This project had floated through development hell for at least a decade before they finally got it to the screen. It promptly died a quick death, mostly due to having almost no advertisement or marketing connected to it, at all. So was it so terrible that it should have been left in a vault?
No. it gets off to a slow start, and that is the main issue with the movie that I saw. The acting is adequate, but not awful, considering the material it was based on. The special effects are good. The story adapts the events of A Princess of Mars, (and I suspect bits from other books, but I haven’t read them in a while), but they were smart to not stick too tightly to the book. I don’t think it would have held up well, had think.
The basic story: a group of super creatures/gods/whatever have chosen a vicious warlord to rule Mars (or Barsoom, to the natives) and they want to fashion a marriage with Dejah Thoris, the princess of Helium. through their technology, John Carter — a Virginia cavalryman who lost his family in the Civil War — is transported to the Red Planet, and through a series of mishaps involving his enhanced strength due to the low gravity of Barsoom, impresses the various races of the world and comes to be a champion for Helium. Of course, he gets the girl…sort of.
If you get past the first 30 minutes, you’ll have a good time. It’s definitely a rental, could be a DVD buy if you enjoy it. Style: 5 out of 5 — it looks good, but it’s a PG version, so don’t get your hopes of for Frazzetta-style boobage. Substance 3 out of 5: the books were enjoyable fluff, and the movie doesn’t try to stray too far from the original material.

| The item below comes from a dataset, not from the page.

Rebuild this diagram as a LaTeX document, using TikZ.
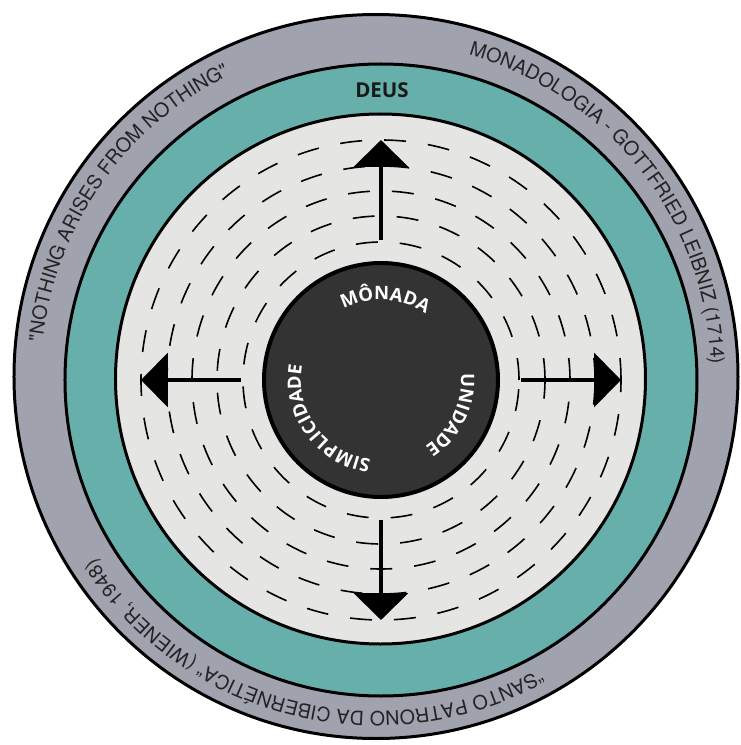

Now for the non-movie stuff: Disney apparently did their best to torpedo a movie that cost them $220 million or so…why? It’s no worse than any other big-spectacle sci-fi blockbuster, and is a damned sight better than the execrable The Phantom Menace or the overblown, simplistic, and frankly awful Avatar (I don’t give a crap how pretty it was.) My guess is that once the total for the project hit a certain point, in the weak economic condition, Disney chose to insure themselves against a bad showing, and between that and using the movie as a tax writeoff, made more money than if the film had been a success.